# Today's Recipe: Hungarian Cherry Soup



## shel (Dec 20, 2006)

*HUNGARIAN CHERRY SOUP
*
*The original recipe calls for Morello cherries, which are sour, and which may be either light red or very dark, almost black. Ideally you want to use a sour cherry for this soup, and any other such cherry is fine. One thing to consider when making this soup is that to be used safely, cherry pits and stems should be combined with the other ingredients and cooked as soon as they are removed from the cherries. I don't know why that is, but that's what I've been told.
*
1-lb Morello cherries, pitted, pits and stems reserved.
3 cup Reisling or other dry white wine
1/4 cup sugar
1-inch stick of cinnamon
2 lemons, 1 peeled and the peel reserved, both squeezed and juiced
½ cup brandy (optional but very nice)
2 cups sour cream

Cut a few of the cherries in half and reserve. Crack a few of the cherry pits with a mallet and then put all the pits and stems into a pan with the wine, sugar, lemon juice, lemon peel, and cinnamon stick. Simmer for five minutes and then leave to steep for at least fifteen minutes more, but no longer than thirty minutes. Strain, bring liquid to a boil and add the cherries and their juice. Remove from the heat immediately and allow to cool to tepid. Stir in the brandy. Put the sour cream into a tureen, gradually pour in the cherry soup, mix thoroughly. Chill, and garnish with reserved half cherries. This makes a nice pink soup, and is great for a summer lunch.


*This recipe came from the Gay Hussar restaurant in London's Soho district.
*


----------



## devilnuts (Mar 5, 2007)

mmm... that sounds really neat.

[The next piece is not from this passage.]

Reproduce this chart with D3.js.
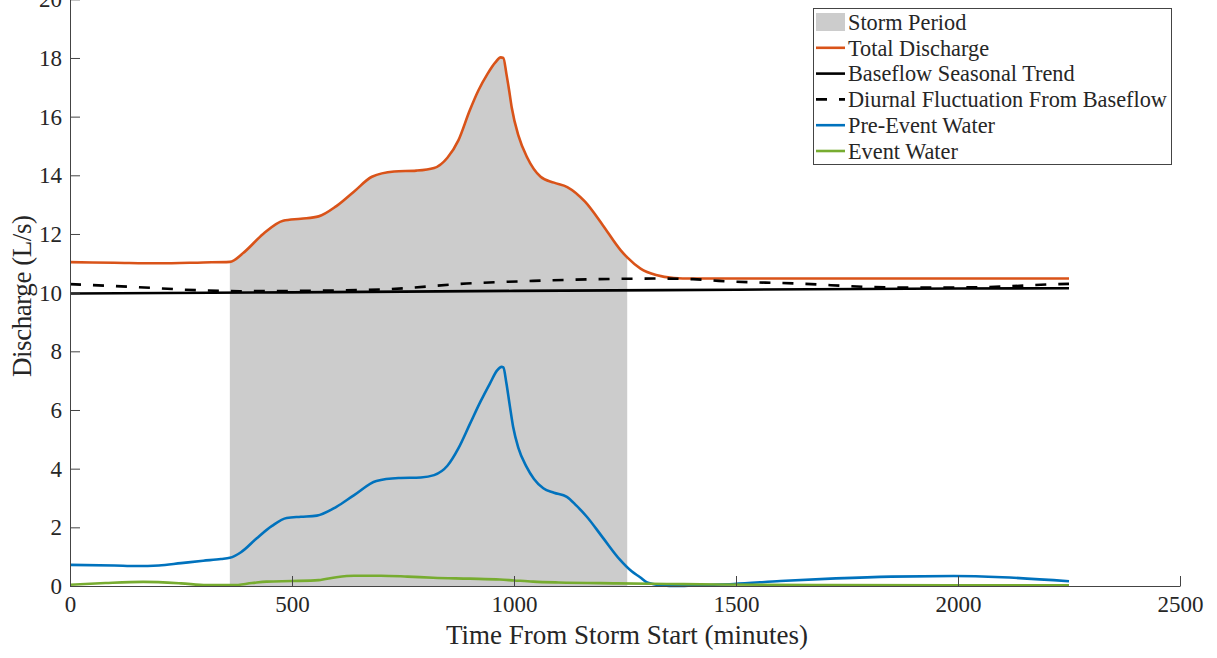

I'm gonna save this one for later.


----------



## cwshields (Jan 21, 2007)

This sounds very good, but how do you crush the cherry pits? Maybe the instructions to use the pits and stems is because they are softer fresh out of the fruit, therefore easier to crush.


----------



## shel (Dec 20, 2006)

Crack them with a mallet ... you don't really crush them. A poor word choice on my part. I'll edit the recipe.

Shel


----------